Everything marketers knew, thought they knew or predicted about 2020 was wrong. Who could have predicted a pandemic?

Despite the disruption, food retailers have seen their sales, both offline and online, soar, reversing a long-term trend, according to the Food Marketing Institute’s 2020 U.S. Grocery Shopper Trends reporti released in June.

Restaurants and others in the food service sector had been grabbing a bigger and bigger share of food spending dollars since the 1990s, finally eclipsing stores’ share in 2018. But that trend slammed to a stop in March when restaurants were forced to close or go to takeout-only.

Food retailers benefited. In March, retailers’ monthly revenue jumped by more than 25% compared to February, the FMI study reported. By April, their share of food spending climbed to 68%, collapsing more than eight years of dollar growth into a few chaotic weeks.

Higher sales, not budgets

But higher sales have not necessarily meant bigger supermarket advertising budgets.
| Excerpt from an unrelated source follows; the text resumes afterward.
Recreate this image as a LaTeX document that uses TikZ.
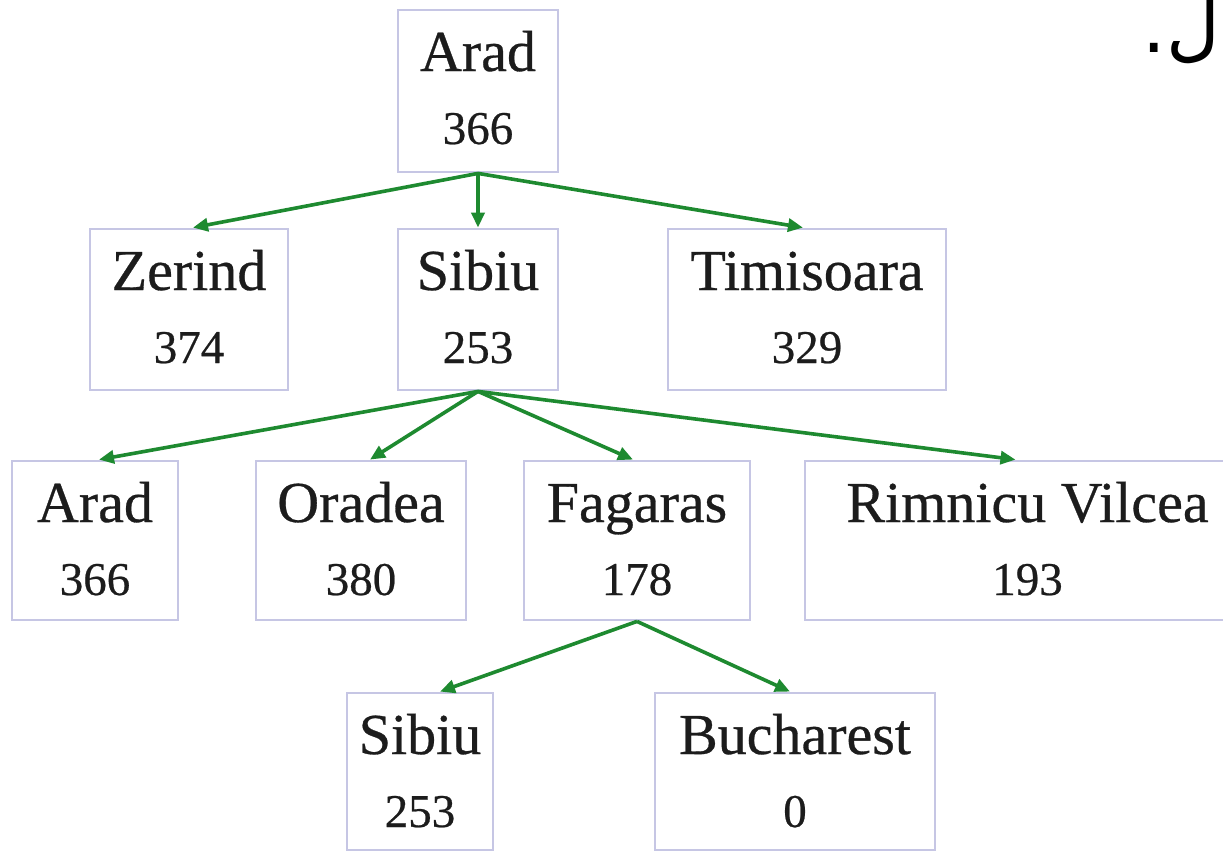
\documentclass[tikz,border=0pt]{standalone}
\usepackage{fontspec}
\setmainfont{Liberation Serif}[FakeBold=0.5]
\newfontfamily\arabicfont[Script=Arabic]{DejaVu Sans}
\TeXXeTstate=1
\usetikzlibrary{arrows.meta}

\definecolor{edgegreen}{RGB}{30,138,48}
\definecolor{boxline}{RGB}{198,198,228}
\definecolor{inkgray}{RGB}{28,28,28}

\tikzset{
  cbox/.style={draw=boxline, line width=2.8pt, rectangle, inner sep=0pt},
  cityname/.style={font=\fontsize{58}{60}\selectfont, text=inkgray, inner sep=0pt},
  cityval/.style={font=\fontsize{47}{50}\selectfont, text=inkgray, inner sep=0pt},
  arr/.style={draw=edgegreen, line width=3.6pt,
    -{Triangle[length=15pt,width=13pt]}}
}

% #1 name, #2 left, #3 top, #4 right, #5 bottom, #6 city, #7 heuristic value
\newcommand{\citybox}[7]{%
  \node[cbox, minimum width={(#4-#2)*1pt}, minimum height={(#5-#3)*1pt}]
    (#1) at ({(#2+#4)/2},{(#3+#5)/2}) {};
  \node[cityname, anchor=base] (#1-name) at ({(#2+#4)/2},{#3+61}) {#6};
  \node[cityval, anchor=base] (#1-val) at ({(#2+#4)/2},{#3+134}) {#7};
}

\begin{document}
\begin{tikzpicture}[x=1pt, y=-1pt]
  \useasboundingbox (0,0) rectangle (1223,855);
  \fill[white] (0,0) rectangle (1223,855);
  \clip (0,0) rectangle (1223,855);

  % search tree
  \citybox{arad}{398}{10}{558}{172}{Arad}{366}
  \citybox{zerind}{90}{229}{288}{390}{Zerind}{374}
  \citybox{sibiu}{398}{229}{558}{390}{Sibiu}{253}
  \citybox{timisoara}{668}{229}{946}{390}{Timisoara}{329}
  \citybox{aradb}{12}{461}{178}{620}{Arad}{366}
  \citybox{oradea}{256}{461}{466}{620}{Oradea}{380}
  \citybox{fagaras}{524}{461}{750}{620}{Fagaras}{178}
  \citybox{rimnicu}{805}{461}{1250}{620}{Rimnicu Vilcea}{193}
  \citybox{sibiub}{347}{693}{493}{850}{Sibiu}{253}
  \citybox{bucharest}{655}{693}{935}{850}{Bucharest}{0}

  % expansions
  \draw[arr] (arad.south) -- ([xshift=4pt]zerind.north);
  \draw[arr] (arad.south) -- (sibiu.north);
  \draw[arr] (arad.south) -- ([xshift=-4pt]timisoara.north);
  \draw[arr] (sibiu.south) -- ([xshift=4pt]aradb.north);
  \draw[arr] (sibiu.south) -- ([xshift=9pt]oradea.north);
  \draw[arr] (sibiu.south) -- ([xshift=-4pt]fagaras.north);
  \draw[arr] (sibiu.south) -- ([xshift=-12pt]rimnicu.north);
  \draw[arr] (fagaras.south) -- ([xshift=20pt]sibiub.north);
  \draw[arr] (fagaras.south) -- ([xshift=-5pt]bucharest.north);

  % stray glyph at the upper right
  \node[font=\arabicfont\fontsize{74}{74}\selectfont, anchor=base east, inner sep=0pt]
    (glyph) at (1220,52) {\beginR ل.\endR};
\end{tikzpicture}
\end{document}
With no certainty about whether these shopping patterns will continue, food retailers remain cautious. For one thing, consumers have economic concerns that could impact shopping budgets.

“FMI’s study found that 20% of shoppers aren’t sure if they will have enough money to pay for food, and half are extremely concerned (25%) or somewhat concerned (25%) about having enough food for their household,” Supermarket News reported.ii

A marketing opportunity and necessity

Other factors at play include how safe consumers feel returning to restaurants as they gradually reopen, how much discretionary income they have and whether supermarkets can step into the restaurant’s void with their own product offerings, FMI maintained.

This makes how food retailers communicate with shoppers more important than ever, placing an extra burden on often limited budgets. To stay competitive, supermarkets must advertise, using the best possible media mix. Even for those being outspent, there are creative ways to stretch supermarket advertising dollars.

Follow the data to develop a solid top & bottom funnel strategy.

Take a close look at customer data, competitive spend and market demographics—market by market. We are nearing a point where grocers will have to start competing with each other for market share (current share gains have primarily come from restaurants.) Grocers who have an integrated mix supported with customer data will be best positioned to maintain the “share of voice” needed to maintain and gain share. In practice that means a strong top-funnel mass media mix for awareness paired with good customer data to refine and personalize bottom of funnel marketing to increase conversions.

Go somewhere new.

Because of its reach, broadcast should never be off the table. It’s becoming a much needed top-funnel channel. Streaming via connected TV and audio gives marketers many more delivery options to tell their story effectively and economically. Cable systems also offer affordable sub-market DMA buys There are almost always niche buys or specialize promotions that can have a big impact. These will reinforce behavioral changes by customers who became become more frequent grocery store shoppers during the pandemic vs. having them revert to patronizing restaurants. It’s important to own your neighborhood, against all the competition.

Test frequently & adjust spend.

Frequent small, focused tests help supermarkets adjust advertising spend throughout the year. Use measurement tools tailored to your situation to find out what’s working and what isn’t so that dollars spent create the biggest effect. These small adjustments deliver results that stack up to a big impact on performance. The more often you learn new things, the quicker you can take action to improve your marketing spend and stretch dollars. Lots of little opportunities to do better add up.

Smaller supermarket advertising budgets don’t have to mean lost opportunities. And in this period of extreme disruption, no one can afford to miss an opportunity to grow sales and market share. Small budgets, managed at a super local level, can be very effective from a performance and learning perspective.